┌──

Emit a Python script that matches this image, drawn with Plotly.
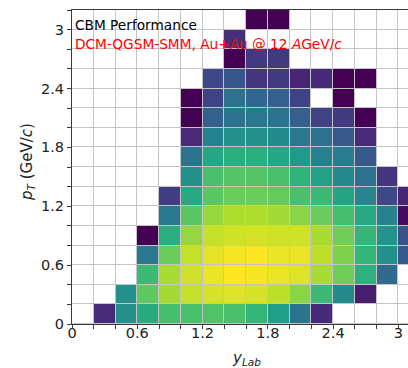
import plotly.graph_objects as go

# Bin edges of the (y_Lab, p_T) histogram
ylab_edges = [0.0, 0.2, 0.4, 0.6, 0.8, 1.0, 1.2, 1.4, 1.6, 1.8, 2.0, 2.2, 2.4, 2.6, 2.8, 3.0, 3.2]
pt_edges = [0.0, 0.2, 0.4, 0.6, 0.8, 1.0, 1.2, 1.4, 1.6, 1.8, 2.0, 2.2, 2.4, 2.6, 2.8, 3.0, 3.2]

# Relative yield per bin (percent of the maximum), one list per p_T bin; None = empty bin
N = None
pt_000_020 = [N, 12, 50, 61, 70, 71, 72, 71, 66, 56, 38, 11, N, N, N, N]
pt_020_040 = [N, N, 50, 75, 86, 91, 94, 95, 94, 90, 82, 68, 48, 8, N, N]
pt_040_060 = [N, N, N, 68, 87, 93, 97, 100, 99, 97, 95, 87, 78, 63, 34, N]
pt_060_080 = [N, N, N, 40, 77, 91, 96, 99, 100, 97, 97, 90, 80, 66, 50, 28]
pt_080_100 = [N, N, N, 0, 62, 84, 91, 93, 94, 93, 93, 87, 78, 66, 52, 25]
pt_100_120 = [N, N, N, N, 40, 74, 84, 88, 88, 86, 82, 77, 70, 60, 45, 3]
pt_120_140 = [N, N, N, N, 18, 60, 74, 77, 77, 76, 71, 68, 58, 46, 22, 10]
pt_140_160 = [N, N, N, N, N, 50, 71, 73, 73, 71, 65, 57, 47, 37, 15, N]
pt_160_180 = [N, N, N, N, N, 38, 59, 62, 62, 59, 54, 44, 42, 28, N, N]
pt_180_200 = [N, N, N, N, N, 12, 44, 50, 50, 48, 40, 37, 28, 12, N, N]
pt_200_220 = [N, N, N, N, N, 0, 30, 38, 40, 38, 30, 20, 17, 0, N, N]
pt_220_240 = [N, N, N, N, N, 0, 20, 37, 33, 30, 20, N, 0, N, N, N]
pt_240_260 = [N, N, N, N, N, N, 22, 27, 15, 17, 10, 11, 0, 0, N, N]
pt_260_280 = [N, N, N, N, N, N, N, 0, 17, 17, N, N, N, N, N, N]
pt_280_300 = [N, N, N, N, N, N, N, 13, N, N, N, N, N, N, N, N]
pt_300_320 = [N, N, N, N, N, N, N, N, 0, 0, N, N, N, N, N, N]

yield_rows = [
    pt_000_020, pt_020_040, pt_040_060, pt_060_080, pt_080_100, pt_100_120,
    pt_120_140, pt_140_160, pt_160_180, pt_180_200, pt_200_220, pt_220_240,
    pt_240_260, pt_260_280, pt_280_300, pt_300_320,
]

tick_vals = [0, 0.6, 1.2, 1.8, 2.4, 3.0]
tick_text = ["0", "0.6", "1.2", "1.8", "2.4", "3"]

W, H = 408, 368
ML, MR, MT, MB = 72, 0, 10, 44
FONT = "DejaVu Sans"
AXIS_COL = "#3a3a3a"
GRID_COL = "#c4c4c4"

fig = go.Figure()

# white cell layer: its 1px gaps reveal the grey plot background as grid lines
fig.add_trace(go.Heatmap(
    x=ylab_edges, y=pt_edges,
    z=[[0] * (len(ylab_edges) - 1) for _ in range(len(pt_edges) - 1)],
    colorscale=[[0, "white"], [1, "white"]], showscale=False,
    xgap=1, ygap=1, hoverinfo="skip",
))

fig.add_trace(go.Heatmap(
    x=ylab_edges, y=pt_edges, z=yield_rows,
    colorscale="Viridis", zmin=0, zmax=100, showscale=False,
    xgap=1, ygap=1,
))

x_span = (W - ML - MR) / 108.8

axis_common = dict(
    showgrid=False, zeroline=False,
    showline=True, linecolor=AXIS_COL, linewidth=1,
    ticks="outside", ticklen=4, tickwidth=1, tickcolor=AXIS_COL,
    tickvals=tick_vals, ticktext=tick_text,
    tickfont=dict(family=FONT, size=14.5, color="#222222"),
    minor=dict(tickvals=ylab_edges, ticks="outside", ticklen=4,
               tickwidth=1, tickcolor=AXIS_COL, showgrid=False),
)

fig.update_xaxes(range=[0, x_span], mirror=True, ticklabelstandoff=-8, **axis_common)
fig.update_yaxes(range=[0, 3.2], mirror=False, **axis_common)

fig.add_annotation(
    text="CBM Performance", xref="paper", yref="paper",
    x=(73 - ML) / (W - ML - MR), y=(H - MB - 24.5) / (H - MT - MB),
    xanchor="left", yanchor="middle", showarrow=False,
    font=dict(family=FONT, size=13.7, color="black"),
)
fig.add_annotation(
    text="DCM-QGSM-SMM, Au+Au @ 12 <i>A</i>GeV/<i>c</i>", xref="paper", yref="paper",
    x=(73 - ML) / (W - ML - MR), y=(H - MB - 44) / (H - MT - MB),
    xanchor="left", yanchor="middle", showarrow=False,
    font=dict(family=FONT, size=13.7, color="red"),
)
fig.add_annotation(
    text="<i>y</i><sub><i>Lab</i></sub>", xref="x", yref="paper",
    x=1.6, y=(H - MB - 358) / (H - MT - MB),
    xanchor="center", yanchor="middle", showarrow=False,
    font=dict(family=FONT, size=15, color="#222222"),
)
fig.add_annotation(
    text="<i>p</i><sub><i>T</i></sub> (GeV/<i>c</i>)", xref="paper", yref="paper",
    x=(27 - ML) / (W - ML - MR), y=(H - MB - 162) / (H - MT - MB),
    xanchor="center", yanchor="middle", textangle=-90, showarrow=False,
    font=dict(family=FONT, size=15, color="#222222"),
)

fig.update_layout(
    width=W, height=H,
    margin=dict(l=ML, r=MR, t=MT, b=MB, pad=0),
    paper_bgcolor="white", plot_bgcolor=GRID_COL,
    font=dict(family=FONT),
)

fig.write_html("out.html")
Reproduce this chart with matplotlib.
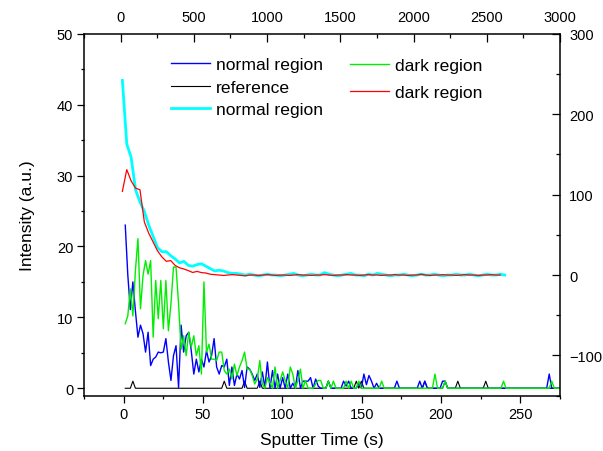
import numpy as np
import matplotlib
matplotlib.use('Agg')
import matplotlib.pyplot as plt
from matplotlib.ticker import MultipleLocator

plt.rcParams['font.family'] = ['Liberation Sans', 'DejaVu Sans']

# ---------------- data (bottom / left axes) ----------------
t_start, t_step = 1.0, 1.6   # sputter time sampling (s)

normal_region = [
    23, 16, 11.1, 15.0, 10.9, 7.2, 8.9, 7.7, 5.1, 7.9,
    3.2, 4.1, 4.4, 5.1, 5.0, 5.1, 7.0, 3.7, 1.1, 4.6,
    6.0, 0.1, 8.9, 5.1, 7.4, 7.9, 5.3, 2.0, 4.1, 2.3,
    4.1, 3.0, 5.3, 3.7, 4.6, 7.0, 3.0, 2.0, 3.2, 3.0,
    4.1, 0.4, 3.0, 0.4, 2.0, 1.3, 2.5, 0.1, 3.0, 2.7,
    2.0, 1.1, 2.0, 0.1, 2.3, 0.1, 3.7, 0, 2.5, 0,
    2.0, 0, 1.5, 0, 2.0, 0, 0.7, 0, 2.5, 0,
    1.0, 1.0, 1.0, 1.5, 0, 1.3, 0.3, 0, 0, 0,
    1.0, 0, 0, 0, 0, 0, 1.0, 0.3, 1.0, 0,
    0, 0, 0.7, 0, 2.0, 0.5, 1.8, 1.0, 0, 0.7,
    0, 0, 0, 0, 0, 0, 0, 1.0, 0, 0,
    0, 0, 0, 0, 0, 0, 1.0, 0, 1.0, 0,
    0, 0, 0, 0, 0, 1.0, 1.0, 0, 0, 0,
    0, 0, 0, 0, 0, 0, 0, 0, 0, 0,
    0, 0, 0, 0, 0, 0, 0, 0, 0, 0,
    0, 0, 0, 0, 0, 0, 0, 0, 0, 0,
    0, 0, 0, 0, 0, 0, 0, 2.0, 0, 0,
    0, 0,
]

dark_region = [
    9.1, 10.2, 14.0, 10.2, 16.6, 21.1, 11.2, 15.9, 18.0, 16.1,
    18.0, 7.2, 15.2, 9.8, 15.2, 8.4, 15.2, 8.1, 11.9, 17.1,
    17.1, 11.9, 5.5, 7.4, 4.6, 7.9, 5.8, 7.4, 4.6, 6.0,
    2.0, 15.0, 5.1, 6.2, 4.1, 4.1, 3.9, 5.1, 5.1, 2.5,
    2.0, 2.7, 1.3, 3.4, 1.8, 3.0, 3.9, 5.1, 2.7, 2.7,
    1.8, 0.6, 1.3, 3.9, 0.6, 0, 1.5, 0.8, 0, 3.0,
    0, 1.1, 2.3, 1.1, 0, 3.0, 2.0, 0, 1.1, 2.7,
    0, 1.1, 0, 0, 0, 0.6, 1.1, 1.1, 0, 0,
    1.0, 0, 1.0, 0, 0, 0, 0, 1.0, 0, 1.0,
    0, 0, 1.0, 0, 0, 0, 0, 0, 0, 0,
    0, 1.0, 0, 0, 0, 0, 0, 0, 0, 0,
    0, 0, 0, 0, 0, 0, 0, 0, 0, 0,
    0, 0, 2.0, 0, 0, 0, 1.0, 0, 0, 0,
    0, 0, 0, 0, 0, 0, 0, 0, 0, 0,
    0, 0, 0, 0, 0, 0, 0, 0, 0, 1.0,
    0, 0, 0, 0, 0, 0, 0, 0, 0, 0,
    0, 0, 0, 0, 0, 0, 0, 0, 1.0, 0,
    0, 0,
]

reference = [
    0, 0, 0, 1, 0, 0, 0, 0, 0, 0,
    0, 0, 0, 0, 0, 0, 0, 0, 0, 0,
    0, 0, 0, 0, 0, 0, 0, 0, 0, 0,
    0, 0, 0, 0, 0, 0, 0, 0, 0, 1,
    0, 0, 0, 0, 0, 0, 0, 1, 0, 0,
    0, 0, 0, 1, 0, 0, 0, 0, 0, 0,
    0, 0, 0, 0, 0, 0, 0, 0, 0, 0,
    0, 0, 0, 0, 0, 0, 0, 0, 0, 0,
    1, 0, 0, 0, 0, 0, 0, 0, 0, 0,
    0, 1, 0, 1, 0, 0, 0, 0, 0, 0,
    0, 0, 0, 0, 0, 0, 0, 0, 0, 0,
    0, 0, 0, 0, 0, 0, 0, 0, 1, 0,
    0, 0, 0, 0, 0, 0, 1, 0, 0, 0,
    0, 1, 0, 0, 0, 0, 0, 0, 0, 0,
    0, 0, 1, 0, 0, 0, 0, 0, 0, 0,
    0, 0, 0, 0, 0, 0, 0, 0, 0, 0,
    0, 0, 0, 0, 0, 0, 0, 0, 0, 0,
    0, 0,
]

# ---------------- data (top / right axes) ----------------
T_start, T_step = 12.0, 30.0

normal_region_2 = [
    242, 163, 146, 106, 91, 79, 62, 48, 34, 29,
    29, 24, 20, 15, 17, 12, 11, 13, 14, 11,
    8, 5, 6, 5, 3, 2, 2, 1,
    0, 1, 0, -1, 0, 1, 0, 0, -1, 0,
    1, 2, 0, -1, 0, 1, 0, 0, 3, 1,
    0, -1, 0, 1, 2, 0, 0, -1, 1, 0,
    2, 1, 0, -1, 0, 0, 1, 0, -1, 0,
    1, 0, 0, 1, 0, -1, 0, 0, 1, 0,
    0, 1, 0, -1, 0, 1, 0, 0, 1, 0,
]

dark_region_2 = [
    104, 131, 117, 108, 106, 66, 52, 41, 30, 22.5,
    17, 18, 12, 9, 7.5, 5.5, 3.2, 4.5, 3, 2.5,
    1, 0.5,
    0, -0.5, 0, 0.5, 0, -0.5, -1, 0, 0, -0.5,
    0, 0.5, 0, -0.5, 0, 0, -0.5, 0, 0.5, 0,
    0, -0.5, 0, 0, 0.5, 0, -0.5, 0, 0, 0.5,
    0, 0, -0.5, 0, 0.5, 0, 0, -0.5, 0, 0,
    0.5, 0, 0, -0.5, 0, 0, 1, 0, -0.5, 0,
    0, 0.5, 0, 0, -0.5, 0, 0.5, 0, 0, -0.5,
    0, 0, 0.5, 0, 0,
]

t1 = t_start + t_step * np.arange(len(normal_region))
T_cyan = T_start + T_step * np.arange(len(normal_region_2))
T_red = T_start + T_step * np.arange(len(dark_region_2))

# ---------------- figure ----------------
W, H = 603, 452
fig = plt.figure(figsize=(W / 100, H / 100), dpi=100)
L, R, TOP, BOT = 84, 560, 34.7, 396.7
rect = [L / W, 1 - BOT / H, (R - L) / W, (BOT - TOP) / H]

ax = fig.add_axes(rect)
ax2 = fig.add_axes(rect, label='top')
ax2.patch.set_visible(False)

h_black, = ax.plot(t1, reference, color='black', lw=0.8)
h_blue, = ax.plot(t1, normal_region, color='#0000ff', lw=1.0)
h_green, = ax.plot(t1, dark_region, color='#00ee00', lw=1.0)

h_cyan, = ax2.plot(T_cyan, normal_region_2, color='#00ffff', lw=2.0)
h_red, = ax2.plot(T_red, dark_region_2, color='#ff0000', lw=0.9)

ax.set_xlim(-25, 275)
ax.set_ylim(-1.05, 50)
ax2.set_xlim(-250, 3000)
ax2.set_ylim(-150, 300)

ax.xaxis.set_major_locator(MultipleLocator(50))
ax.xaxis.set_minor_locator(MultipleLocator(25))
ax.yaxis.set_major_locator(MultipleLocator(10))
ax.yaxis.set_minor_locator(MultipleLocator(5))
ax2.xaxis.set_major_locator(MultipleLocator(500))
ax2.xaxis.set_minor_locator(MultipleLocator(250))
ax2.yaxis.set_major_locator(MultipleLocator(100))
ax2.yaxis.set_minor_locator(MultipleLocator(50))

ax2.xaxis.tick_top()
ax2.yaxis.tick_right()

for s in ['top', 'right']:
    ax.spines[s].set_visible(False)
for s in ['bottom', 'left']:
    ax2.spines[s].set_visible(False)
for a in (ax, ax2):
    for s in a.spines.values():
        s.set_linewidth(1.1)

ax.tick_params(which='both', direction='out', width=0.9, labelsize=10.5)
ax.tick_params(which='major', length=4.8)
ax.tick_params(which='minor', length=2.4)
ax.tick_params(axis='y', pad=2.9)
ax.tick_params(axis='x', pad=3.6)

ax2.tick_params(which='both', direction='in', width=0.9, labelsize=10.5)
ax2.tick_params(which='major', length=5.8)
ax2.tick_params(which='minor', length=2.9)
ax2.tick_params(axis='x', pad=7)
ax2.tick_params(axis='y', pad=6.5)

ax.set_xlabel('Sputter Time (s)', fontsize=12.5, labelpad=8)
ax.set_ylabel('Intensity (a.u.)', fontsize=12.5, labelpad=16)

leg1 = ax2.legend([h_blue, h_black, h_cyan],
                  ['normal region', 'reference', 'normal region'],
                  loc='upper left', bbox_to_anchor=(171 / W, 1 - 58 / H),
                  bbox_transform=fig.transFigure, frameon=False,
                  fontsize=12.6, handlelength=2.2, handletextpad=0.35,
                  labelspacing=0.41, borderpad=0, borderaxespad=0)
ax2.add_artist(leg1)
leg2 = ax2.legend([h_green, h_red], ['dark region', 'dark region'],
                  loc='upper left', bbox_to_anchor=(350 / W, 1 - 59 / H),
                  bbox_transform=fig.transFigure, frameon=False,
                  fontsize=12.6, handlelength=2.2, handletextpad=0.35,
                  labelspacing=0.67, borderpad=0, borderaxespad=0)

fig.savefig('out.png', dpi=100)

└──

» Given task
Tell how many lines in the material contain the word "matplotlib". Only the number is wanted.

» Exercise result
5